For decades, the U.S. Supreme Court has interpreted the equality protections of the U.S. Constitution and federal non-discrimination laws to require courts to look carefully at the reasons the government and employers give for treating people differently. We fought hard for this longstanding legal precedent so we can better realize the promise of equal opportunity for all to participate fully in their workplace, at school, and at home – free from popular assumptions about their capacity to do so.

Recently, the ACLU of Illinois weighed in on a case before the U.S. Court of Appeals for the Seventh Circuit in an effort to ensure that this important legal principle is not undermined. In its recent opinion in Tagami v. City of Chicago, a majority of the three-judge panel affirmed the dismissal of an equal protection challenge to a Chicago municipal ordinance that makes it illegal for women – but not men – to bare their breasts in public.

Although the Seventh Circuit correctly recognized that the ordinance distinguishes based on sex, and thus must be reviewed under heightened scrutiny, it ignored that standard and instead relied solely on “traditional moral norms and public order” it claimed were “self-evident.” While this result may seem unsurprising at first glance – we have all become so used to the idea that women are not allowed to bare their breasts – it is startling in its potential impact.  

If women can’t expose their breasts, why should men have that right? In answering this question, the Seventh Circuit fell back on “traditional moral norms” without even requiring the City of Chicago to offer any evidence for why women should be treated differently. Doing so runs counter to the teachings of the Supreme Court and throws decades of precedent into doubt.

If traditional notions of morality alone could justify differential treatment based on gender, many discriminatory laws rooted in assumptions about gender roles would have remained on the books. As Justice Ruth Bader Ginsberg recently noted, there was once a time “when the law books of our Nation were rife with overbroad generalizations about the way men and women are.”

Under existing precedent, courts are required to do better. By suggesting that so-called “self-evident” traditional moral norms alone are sufficient to satisfy this standard, the Seventh Circuit has created troubling uncertainty for all people who rely on sex discrimination protections in federal law. If traditional moral norms are considered a legitimate basis for gender-based distinctions, employers could deny women jobs in traditionally male-dominated fields because they are perceived as not being strong – or feminine – enough. Gay or transgender people could be fired because they failed to meet popular gender norms about how people should look or live their lives.

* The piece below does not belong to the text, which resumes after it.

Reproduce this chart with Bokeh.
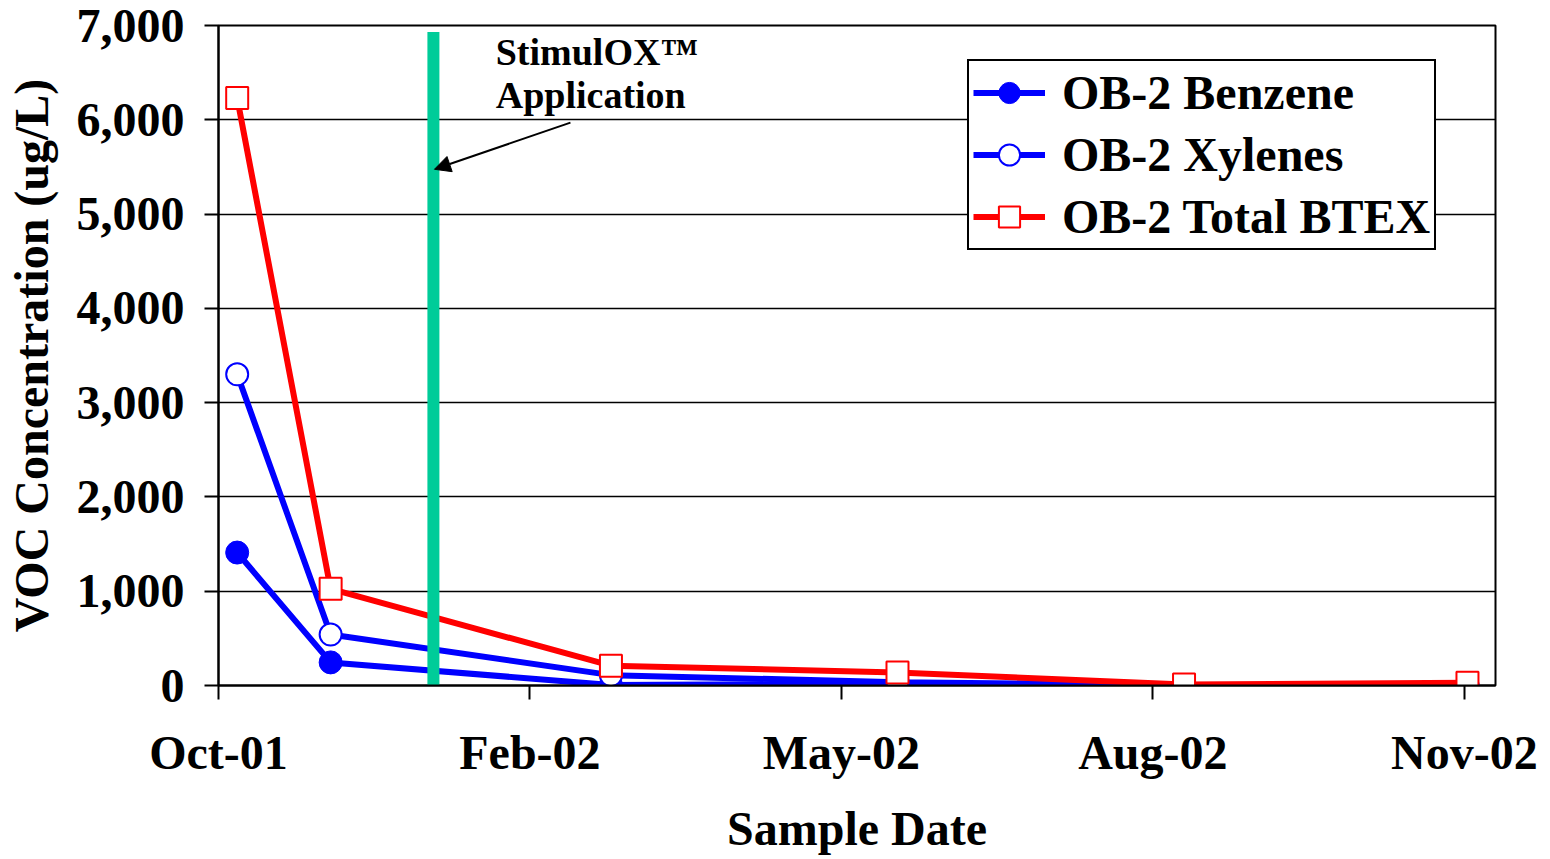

Established precedent makes clear that these actions are not permitted, but the Seventh Circuit’s recent decision has created unnecessary ambiguity and risk. It has an opportunity to fix its error and secure the rights of citizens who seek to foster equality by overcoming gender-based stereotypes that long have limited opportunities for many Americans. Refusing to do so could pave the way for a return to the days when governments and private parties were free to rely on arbitrary stereotypes and notions of morality to discriminate based on gender.